===== STORED DATA
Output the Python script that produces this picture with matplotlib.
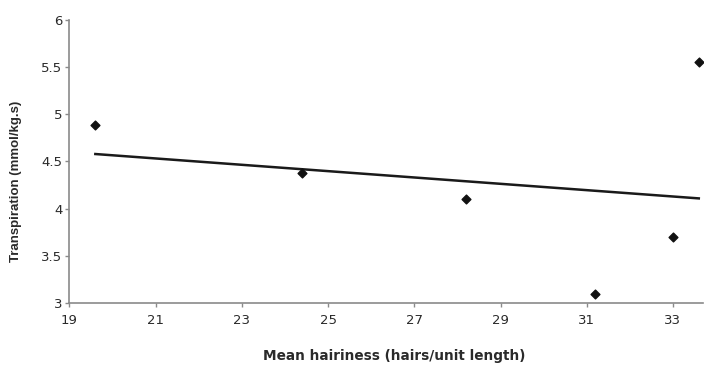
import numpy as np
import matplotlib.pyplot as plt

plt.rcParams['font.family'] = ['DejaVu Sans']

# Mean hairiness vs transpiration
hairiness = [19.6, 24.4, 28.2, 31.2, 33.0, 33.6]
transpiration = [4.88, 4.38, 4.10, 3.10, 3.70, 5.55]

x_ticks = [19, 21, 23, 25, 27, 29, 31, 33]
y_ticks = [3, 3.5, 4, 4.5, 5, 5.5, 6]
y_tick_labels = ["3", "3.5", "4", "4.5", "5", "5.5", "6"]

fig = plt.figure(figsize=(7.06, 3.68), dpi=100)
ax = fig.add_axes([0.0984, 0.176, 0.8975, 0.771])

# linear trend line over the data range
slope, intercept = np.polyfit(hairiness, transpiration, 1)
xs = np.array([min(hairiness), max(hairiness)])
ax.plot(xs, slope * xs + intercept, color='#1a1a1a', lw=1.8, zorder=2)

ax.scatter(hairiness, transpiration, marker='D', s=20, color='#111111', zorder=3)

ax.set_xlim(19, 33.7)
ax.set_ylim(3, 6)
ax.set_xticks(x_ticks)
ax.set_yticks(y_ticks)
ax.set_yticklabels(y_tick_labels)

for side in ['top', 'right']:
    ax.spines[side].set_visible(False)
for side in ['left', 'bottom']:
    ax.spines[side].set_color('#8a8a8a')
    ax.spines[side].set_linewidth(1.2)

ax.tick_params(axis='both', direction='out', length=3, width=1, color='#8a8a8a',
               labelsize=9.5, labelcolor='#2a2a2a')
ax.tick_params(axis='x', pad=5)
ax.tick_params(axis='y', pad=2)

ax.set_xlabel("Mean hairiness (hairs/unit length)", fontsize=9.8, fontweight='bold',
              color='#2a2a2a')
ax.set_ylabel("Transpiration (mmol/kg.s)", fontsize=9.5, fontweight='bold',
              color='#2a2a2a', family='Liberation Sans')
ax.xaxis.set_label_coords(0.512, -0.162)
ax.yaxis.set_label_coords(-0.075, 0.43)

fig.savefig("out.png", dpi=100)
==========
### [THE REQUEST]
All lines above with "matplotlib" in them should be returned.

### [RESULT FOR THIS TASK]
Output the Python script that produces this picture with matplotlib.
import matplotlib.pyplot as plt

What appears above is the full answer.